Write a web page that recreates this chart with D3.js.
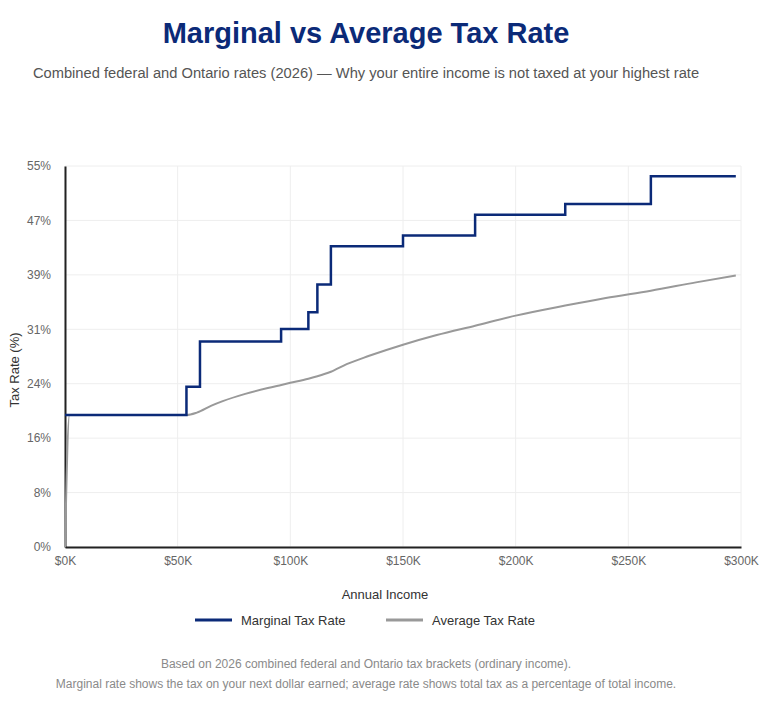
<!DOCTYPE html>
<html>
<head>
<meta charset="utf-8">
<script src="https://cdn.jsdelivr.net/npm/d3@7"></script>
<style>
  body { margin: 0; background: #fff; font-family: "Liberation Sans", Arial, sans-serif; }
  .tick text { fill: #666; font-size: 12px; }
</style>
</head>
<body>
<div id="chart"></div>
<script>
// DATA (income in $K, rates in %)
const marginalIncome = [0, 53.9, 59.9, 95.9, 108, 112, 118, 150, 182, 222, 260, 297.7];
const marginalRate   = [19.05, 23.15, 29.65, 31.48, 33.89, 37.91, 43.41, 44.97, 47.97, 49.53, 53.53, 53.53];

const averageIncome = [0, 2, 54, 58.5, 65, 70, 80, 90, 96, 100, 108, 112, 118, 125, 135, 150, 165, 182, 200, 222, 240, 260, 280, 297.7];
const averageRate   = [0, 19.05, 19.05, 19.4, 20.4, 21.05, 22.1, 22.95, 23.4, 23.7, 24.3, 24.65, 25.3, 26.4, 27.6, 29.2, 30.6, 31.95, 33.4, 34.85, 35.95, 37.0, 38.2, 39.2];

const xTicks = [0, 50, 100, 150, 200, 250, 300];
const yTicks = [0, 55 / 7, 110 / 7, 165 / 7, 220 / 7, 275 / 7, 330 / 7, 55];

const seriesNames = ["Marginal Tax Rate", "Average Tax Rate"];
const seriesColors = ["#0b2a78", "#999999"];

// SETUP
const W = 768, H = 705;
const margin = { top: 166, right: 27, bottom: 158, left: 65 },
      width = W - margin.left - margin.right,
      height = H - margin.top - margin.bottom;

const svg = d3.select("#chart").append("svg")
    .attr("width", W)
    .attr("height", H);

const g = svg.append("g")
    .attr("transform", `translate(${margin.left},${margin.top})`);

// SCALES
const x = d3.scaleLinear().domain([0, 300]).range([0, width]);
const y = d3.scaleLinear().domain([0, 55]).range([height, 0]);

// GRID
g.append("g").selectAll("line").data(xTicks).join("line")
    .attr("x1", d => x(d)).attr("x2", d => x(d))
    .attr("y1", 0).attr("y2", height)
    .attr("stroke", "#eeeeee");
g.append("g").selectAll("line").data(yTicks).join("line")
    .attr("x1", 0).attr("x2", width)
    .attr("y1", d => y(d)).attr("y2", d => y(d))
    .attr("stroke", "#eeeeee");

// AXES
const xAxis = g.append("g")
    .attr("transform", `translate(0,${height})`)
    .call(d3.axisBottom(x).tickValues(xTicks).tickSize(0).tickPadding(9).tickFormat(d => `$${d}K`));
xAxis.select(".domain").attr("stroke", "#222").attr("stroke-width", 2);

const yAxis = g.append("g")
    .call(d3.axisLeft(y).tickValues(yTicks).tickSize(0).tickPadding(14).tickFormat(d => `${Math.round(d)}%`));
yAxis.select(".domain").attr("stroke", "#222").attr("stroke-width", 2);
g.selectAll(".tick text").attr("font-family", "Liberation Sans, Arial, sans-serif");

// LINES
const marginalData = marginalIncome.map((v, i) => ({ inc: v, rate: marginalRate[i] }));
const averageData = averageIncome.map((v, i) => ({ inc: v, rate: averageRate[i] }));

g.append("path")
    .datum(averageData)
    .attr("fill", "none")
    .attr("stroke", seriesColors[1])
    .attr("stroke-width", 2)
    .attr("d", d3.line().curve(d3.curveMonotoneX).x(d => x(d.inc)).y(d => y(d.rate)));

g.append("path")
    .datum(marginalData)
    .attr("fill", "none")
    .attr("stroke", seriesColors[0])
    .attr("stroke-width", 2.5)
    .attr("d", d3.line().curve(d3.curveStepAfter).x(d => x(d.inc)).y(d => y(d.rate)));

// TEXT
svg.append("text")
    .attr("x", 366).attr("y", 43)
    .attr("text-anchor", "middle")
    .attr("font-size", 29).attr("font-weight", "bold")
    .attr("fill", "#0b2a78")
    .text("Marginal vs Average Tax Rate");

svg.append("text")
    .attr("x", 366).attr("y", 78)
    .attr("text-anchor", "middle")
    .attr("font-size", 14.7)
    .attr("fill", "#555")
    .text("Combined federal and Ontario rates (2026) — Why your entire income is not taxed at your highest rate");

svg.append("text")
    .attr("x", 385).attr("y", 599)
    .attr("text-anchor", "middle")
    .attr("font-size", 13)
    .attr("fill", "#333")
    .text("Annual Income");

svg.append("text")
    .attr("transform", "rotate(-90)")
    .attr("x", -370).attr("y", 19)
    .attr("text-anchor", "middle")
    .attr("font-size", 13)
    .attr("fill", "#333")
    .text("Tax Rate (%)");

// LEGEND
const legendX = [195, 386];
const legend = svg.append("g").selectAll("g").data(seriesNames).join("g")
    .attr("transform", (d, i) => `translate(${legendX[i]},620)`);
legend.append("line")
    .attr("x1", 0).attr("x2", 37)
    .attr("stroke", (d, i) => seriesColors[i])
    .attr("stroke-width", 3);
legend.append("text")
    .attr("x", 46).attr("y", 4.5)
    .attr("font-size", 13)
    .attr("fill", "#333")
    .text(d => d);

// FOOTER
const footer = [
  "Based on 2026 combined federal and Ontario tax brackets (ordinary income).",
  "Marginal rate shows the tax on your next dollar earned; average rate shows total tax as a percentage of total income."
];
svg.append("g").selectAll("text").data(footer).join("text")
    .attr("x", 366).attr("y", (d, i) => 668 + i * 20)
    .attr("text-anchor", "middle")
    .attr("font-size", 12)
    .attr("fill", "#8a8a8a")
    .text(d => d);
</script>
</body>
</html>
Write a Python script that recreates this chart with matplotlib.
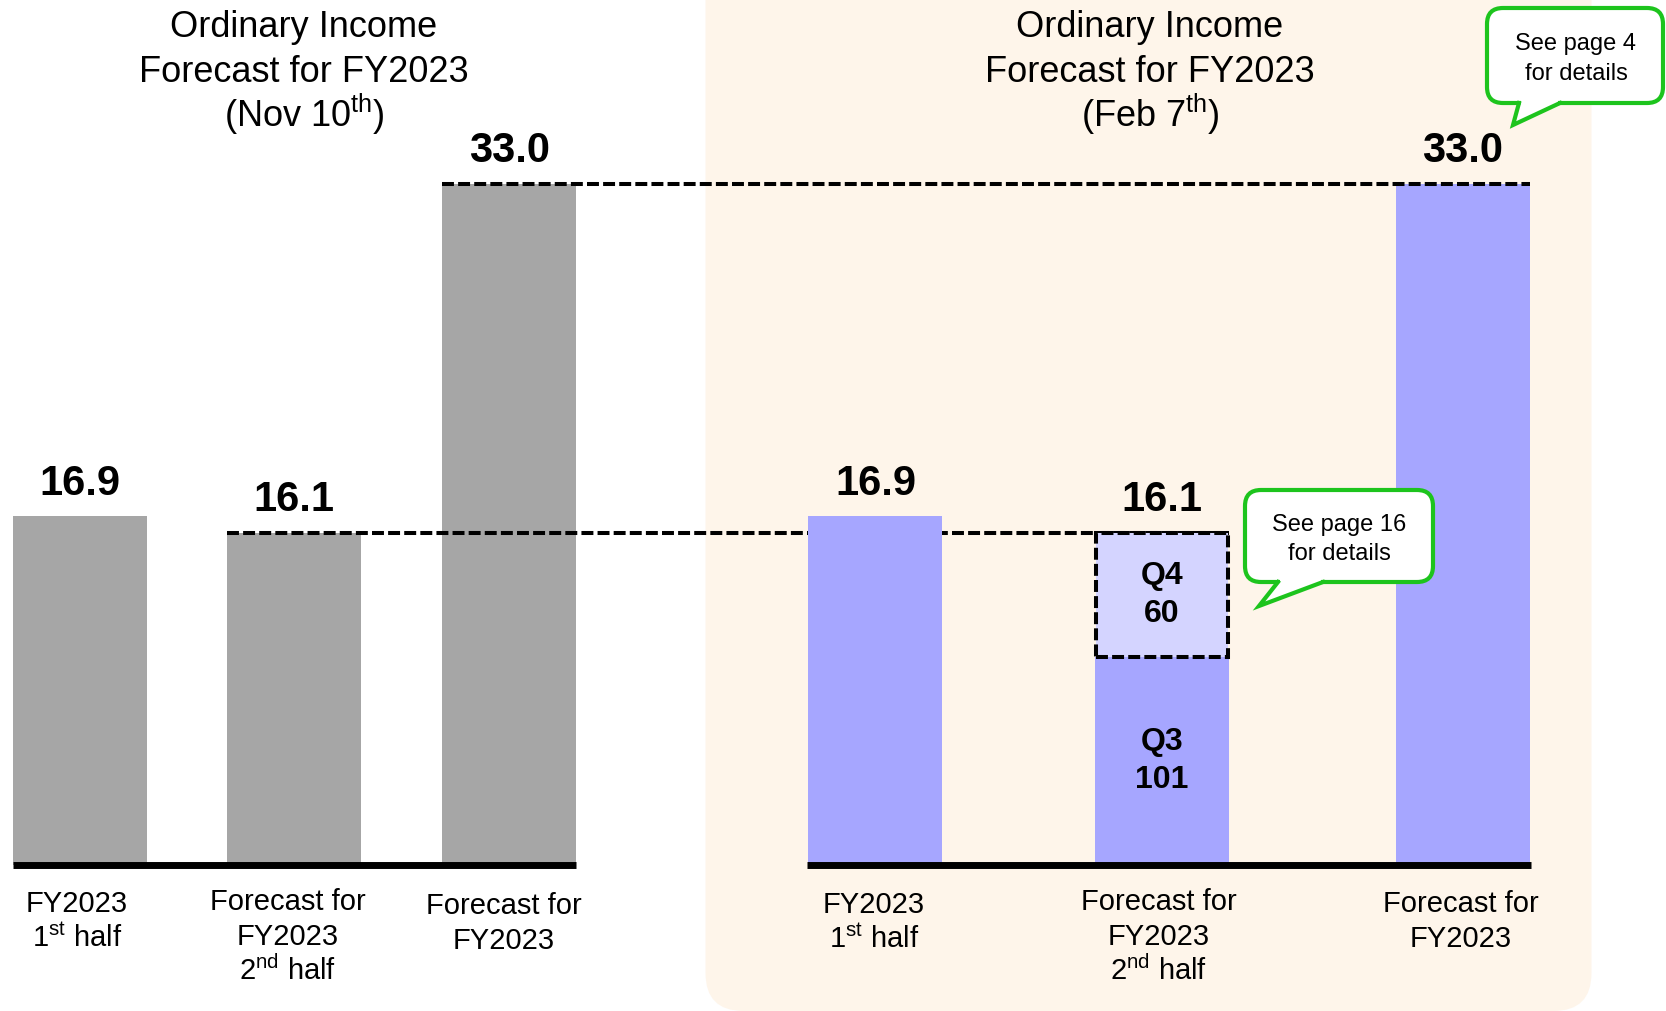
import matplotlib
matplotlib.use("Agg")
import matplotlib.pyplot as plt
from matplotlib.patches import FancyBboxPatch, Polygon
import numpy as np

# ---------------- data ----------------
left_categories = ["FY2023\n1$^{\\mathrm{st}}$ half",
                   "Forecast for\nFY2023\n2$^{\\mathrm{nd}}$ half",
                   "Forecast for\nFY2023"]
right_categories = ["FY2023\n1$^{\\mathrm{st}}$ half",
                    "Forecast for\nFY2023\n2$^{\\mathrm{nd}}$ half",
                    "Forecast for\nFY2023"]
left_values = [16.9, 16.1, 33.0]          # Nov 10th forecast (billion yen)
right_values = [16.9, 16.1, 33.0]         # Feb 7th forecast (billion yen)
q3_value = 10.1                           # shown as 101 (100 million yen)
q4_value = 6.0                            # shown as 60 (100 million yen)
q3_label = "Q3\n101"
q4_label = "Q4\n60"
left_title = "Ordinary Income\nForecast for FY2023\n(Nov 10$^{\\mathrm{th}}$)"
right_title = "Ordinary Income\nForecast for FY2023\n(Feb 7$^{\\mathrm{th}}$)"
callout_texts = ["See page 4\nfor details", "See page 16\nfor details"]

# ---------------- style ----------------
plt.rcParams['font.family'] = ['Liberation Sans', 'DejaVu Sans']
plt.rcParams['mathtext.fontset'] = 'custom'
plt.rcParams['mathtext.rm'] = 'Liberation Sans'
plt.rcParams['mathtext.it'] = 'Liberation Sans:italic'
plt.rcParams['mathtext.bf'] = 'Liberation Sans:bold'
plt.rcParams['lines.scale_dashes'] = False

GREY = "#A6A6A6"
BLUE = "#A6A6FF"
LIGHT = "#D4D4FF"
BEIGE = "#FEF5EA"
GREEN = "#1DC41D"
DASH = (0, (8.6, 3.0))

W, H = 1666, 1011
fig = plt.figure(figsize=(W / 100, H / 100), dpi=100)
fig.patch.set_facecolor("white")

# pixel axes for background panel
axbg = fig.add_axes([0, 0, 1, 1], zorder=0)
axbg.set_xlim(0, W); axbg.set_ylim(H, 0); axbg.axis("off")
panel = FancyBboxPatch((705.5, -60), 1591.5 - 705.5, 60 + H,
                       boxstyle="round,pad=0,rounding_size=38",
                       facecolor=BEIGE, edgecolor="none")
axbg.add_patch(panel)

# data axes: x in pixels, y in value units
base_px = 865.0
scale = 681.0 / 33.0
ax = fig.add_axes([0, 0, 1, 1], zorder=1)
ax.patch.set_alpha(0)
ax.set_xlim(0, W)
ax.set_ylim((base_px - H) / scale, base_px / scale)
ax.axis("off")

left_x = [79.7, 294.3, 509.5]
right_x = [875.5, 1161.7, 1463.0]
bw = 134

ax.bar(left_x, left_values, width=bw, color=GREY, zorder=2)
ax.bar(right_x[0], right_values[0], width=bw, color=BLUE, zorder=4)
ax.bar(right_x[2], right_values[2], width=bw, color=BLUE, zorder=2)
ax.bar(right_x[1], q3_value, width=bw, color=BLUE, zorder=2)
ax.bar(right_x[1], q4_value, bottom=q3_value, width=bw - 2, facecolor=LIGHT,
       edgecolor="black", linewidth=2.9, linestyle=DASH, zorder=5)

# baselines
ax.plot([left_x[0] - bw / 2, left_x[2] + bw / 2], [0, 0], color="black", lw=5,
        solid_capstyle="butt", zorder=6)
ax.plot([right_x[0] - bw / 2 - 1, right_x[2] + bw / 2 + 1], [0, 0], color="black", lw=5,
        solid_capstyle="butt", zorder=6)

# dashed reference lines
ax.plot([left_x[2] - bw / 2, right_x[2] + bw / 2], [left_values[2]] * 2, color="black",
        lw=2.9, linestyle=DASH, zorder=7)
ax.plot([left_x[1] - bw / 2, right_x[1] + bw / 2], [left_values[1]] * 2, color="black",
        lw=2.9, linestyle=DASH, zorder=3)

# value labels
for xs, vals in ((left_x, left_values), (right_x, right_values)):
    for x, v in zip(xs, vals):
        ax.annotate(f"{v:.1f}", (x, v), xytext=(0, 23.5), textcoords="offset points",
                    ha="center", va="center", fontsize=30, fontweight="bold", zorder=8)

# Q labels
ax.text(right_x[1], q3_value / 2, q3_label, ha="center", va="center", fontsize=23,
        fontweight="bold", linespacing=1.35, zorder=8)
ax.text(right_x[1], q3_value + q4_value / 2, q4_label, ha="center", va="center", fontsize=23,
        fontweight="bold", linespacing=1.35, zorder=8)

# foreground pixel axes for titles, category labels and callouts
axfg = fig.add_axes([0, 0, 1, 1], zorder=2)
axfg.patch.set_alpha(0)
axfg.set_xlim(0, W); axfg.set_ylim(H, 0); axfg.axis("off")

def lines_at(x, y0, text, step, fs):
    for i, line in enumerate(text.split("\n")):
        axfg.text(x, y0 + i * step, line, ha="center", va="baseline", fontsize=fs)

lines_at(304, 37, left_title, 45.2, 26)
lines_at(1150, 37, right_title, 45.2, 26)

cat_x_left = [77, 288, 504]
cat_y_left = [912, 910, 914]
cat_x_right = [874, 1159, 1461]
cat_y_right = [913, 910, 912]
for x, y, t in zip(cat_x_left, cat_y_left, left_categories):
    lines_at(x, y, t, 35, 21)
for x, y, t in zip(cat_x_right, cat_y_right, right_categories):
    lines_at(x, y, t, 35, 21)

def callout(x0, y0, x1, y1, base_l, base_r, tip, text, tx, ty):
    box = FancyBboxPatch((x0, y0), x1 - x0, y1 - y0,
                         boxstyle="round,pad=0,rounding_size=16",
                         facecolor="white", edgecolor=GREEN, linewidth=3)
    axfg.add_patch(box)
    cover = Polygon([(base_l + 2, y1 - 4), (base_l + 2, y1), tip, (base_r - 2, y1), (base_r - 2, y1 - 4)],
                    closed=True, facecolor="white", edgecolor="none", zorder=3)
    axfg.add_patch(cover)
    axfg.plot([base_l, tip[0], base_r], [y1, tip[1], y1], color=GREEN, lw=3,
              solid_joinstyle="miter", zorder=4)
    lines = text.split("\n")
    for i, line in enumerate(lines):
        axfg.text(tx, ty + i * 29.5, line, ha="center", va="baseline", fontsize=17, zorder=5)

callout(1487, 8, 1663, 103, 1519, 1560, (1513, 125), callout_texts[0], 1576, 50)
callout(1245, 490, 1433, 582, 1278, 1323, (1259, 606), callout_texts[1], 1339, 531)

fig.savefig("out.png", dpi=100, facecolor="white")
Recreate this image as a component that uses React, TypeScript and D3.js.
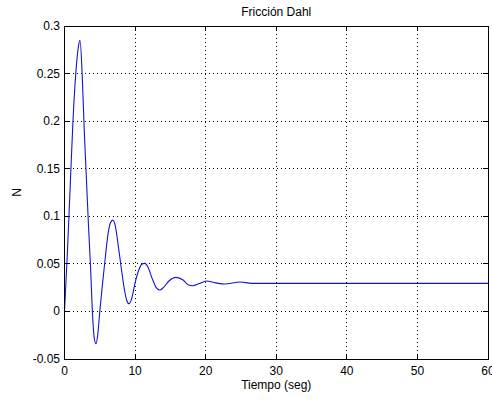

Requirements: From the first line of the material down to the line containing "49.53, 53.53, 53.53];", inclusive, return each line exactly, skipping any picture.

Output:
Write a web page that recreates this chart with D3.js.
<!DOCTYPE html>
<html>
<head>
<meta charset="utf-8">
<script src="https://cdn.jsdelivr.net/npm/d3@7"></script>
<style>
  body { margin: 0; background: #fff; font-family: "Liberation Sans", Arial, sans-serif; }
  .tick text { fill: #666; font-size: 12px; }
</style>
</head>
<body>
<div id="chart"></div>
<script>
// DATA (income in $K, rates in %)
const marginalIncome = [0, 53.9, 59.9, 95.9, 108, 112, 118, 150, 182, 222, 260, 297.7];
const marginalRate   = [19.05, 23.15, 29.65, 31.48, 33.89, 37.91, 43.41, 44.97, 47.97, 49.53, 53.53, 53.53];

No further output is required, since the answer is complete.